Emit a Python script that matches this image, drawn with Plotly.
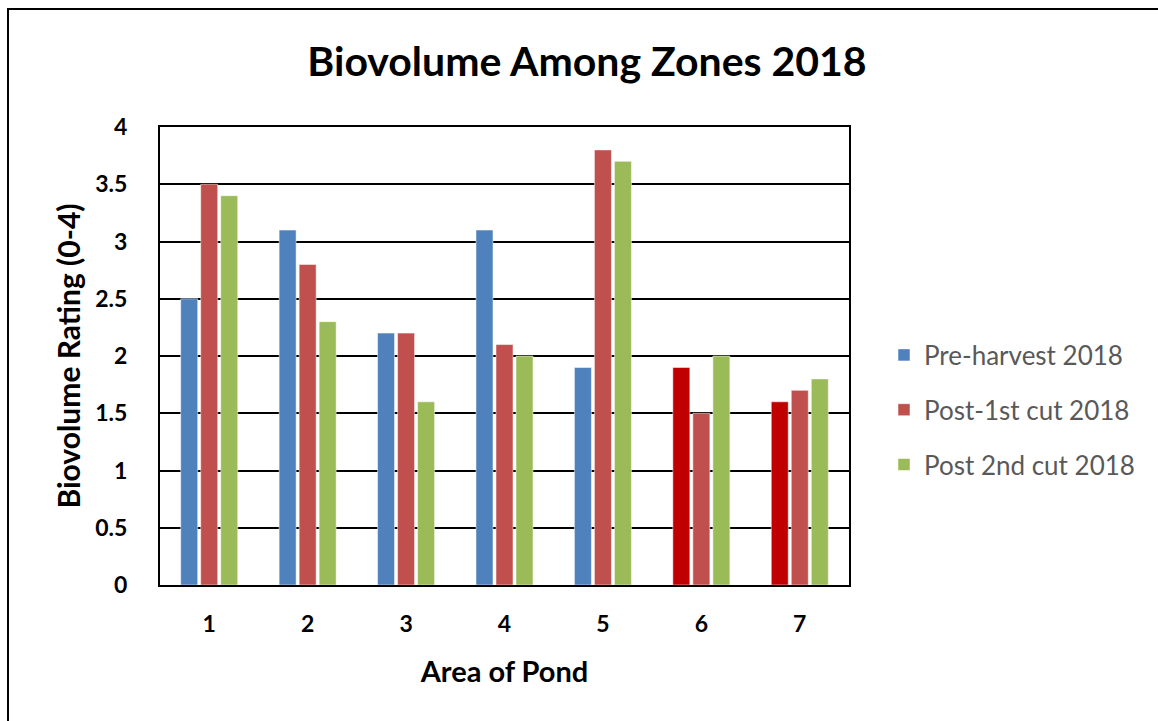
import plotly.graph_objects as go

# Zone labels and biovolume ratings (0-4) per survey
areas = ["1", "2", "3", "4", "5", "6", "7"]
pre_harvest = [2.5, 3.1, 2.2, 3.1, 1.9, 1.9, 1.6]
post_first_cut = [3.5, 2.8, 2.2, 2.1, 3.8, 1.5, 1.7]
post_second_cut = [3.4, 2.3, 1.6, 2.0, 3.7, 2.0, 1.8]

series_names = ["Pre-harvest 2018", "Post-1st cut 2018", "Post 2nd cut 2018"]
y_ticks = [0, 0.5, 1, 1.5, 2, 2.5, 3, 3.5, 4]
y_tick_text = ["0", "0.5", "1", "1.5", "2", "2.5", "3", "3.5", "4"]

BLUE = "#4F81BD"
RED = "#C0504D"
GREEN = "#9BBB59"
DARK_RED = "#C00000"

# zones 6 and 7 pre-harvest bars are highlighted in dark red
pre_colors = [BLUE] * 5 + [DARK_RED] * 2

FONT = "Lato, 'Liberation Sans', sans-serif"
W, H = 1158, 721
L, R, T, B = 160, 309, 127, 136

fig = go.Figure()
for name, vals, col, grp in [
    (series_names[0], pre_harvest, pre_colors, "a"),
    (series_names[1], post_first_cut, RED, "b"),
    (series_names[2], post_second_cut, GREEN, "c"),
]:
    fig.add_trace(go.Bar(
        x=areas, y=vals, name=name, legendgroup=grp,
        marker=dict(color=col, line=dict(color="rgba(255,255,255,0.5)", width=1)),
    ))

pw = W - L - R
ph = H - T - B

def px_x(px):
    return (px - L) / pw

def px_y(py):
    return (H - B - py) / ph

fig.update_layout(
    width=W, height=H,
    margin=dict(l=L, r=R, t=T, b=B, autoexpand=False),
    paper_bgcolor="white", plot_bgcolor="white",
    barmode="group", bargap=0.39, bargroupgap=0.15,
    font=dict(family=FONT, color="black"),
    title=dict(
        text="<b>Biovolume Among Zones 2018</b>",
        font=dict(size=41, family=FONT, color="black"),
        x=587 / W, xanchor="center", xref="container",
        y=1 - 62 / H, yanchor="middle", yref="container",
    ),
    legend=dict(
        x=px_x(884), y=px_y(410), xanchor="left", yanchor="middle",
        font=dict(size=26, color="#595959", family=FONT),
        tracegroupgap=18, itemwidth=30, bgcolor="rgba(0,0,0,0)",
    ),
    xaxis=dict(
        showline=True, linecolor="black", linewidth=2, mirror=True,
        showgrid=False, ticks="", ticklabelstandoff=17,
        tickfont=dict(size=23, family=FONT, color="black", weight="bold"),
        title=dict(text="<b>Area of Pond</b>", font=dict(size=29, family=FONT, color="black"), standoff=26),
        range=[-0.5, 6.5],
    ),
    yaxis=dict(
        range=[0, 4], tickvals=y_ticks, ticktext=y_tick_text,
        showline=True, linecolor="black", linewidth=2, mirror=True,
        showgrid=True, gridcolor="black", gridwidth=2,
        zeroline=False, ticks="", ticklabelstandoff=26,
        tickfont=dict(size=23, family=FONT, color="black", weight="bold"),
        title=dict(text="<b>Biovolume Rating (0-4)</b>", font=dict(size=30, family=FONT, color="black"), standoff=6),
    ),
    showlegend=True,
)

# outer chart frame
fig.add_shape(
    type="rect", xref="paper", yref="paper",
    x0=px_x(8), y0=px_y(740), x1=px_x(1175), y1=px_y(9),
    line=dict(color="black", width=2), fillcolor="rgba(0,0,0,0)", layer="below",
)

fig.write_html("out.html")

TO BE DONE ▸ From the top of the listing above, repeat each line exactly until you reach the line containing "post_second_cut = [3.4, 2.3, 1.6, 2.0, 3.7, 2.0, 1.8]", and repeat that one too. Leave the pictures out.

ANSWER FOR THE TASK ▸
Emit a Python script that matches this image, drawn with Plotly.
import plotly.graph_objects as go

# Zone labels and biovolume ratings (0-4) per survey
areas = ["1", "2", "3", "4", "5", "6", "7"]
pre_harvest = [2.5, 3.1, 2.2, 3.1, 1.9, 1.9, 1.6]
post_first_cut = [3.5, 2.8, 2.2, 2.1, 3.8, 1.5, 1.7]
post_second_cut = [3.4, 2.3, 1.6, 2.0, 3.7, 2.0, 1.8]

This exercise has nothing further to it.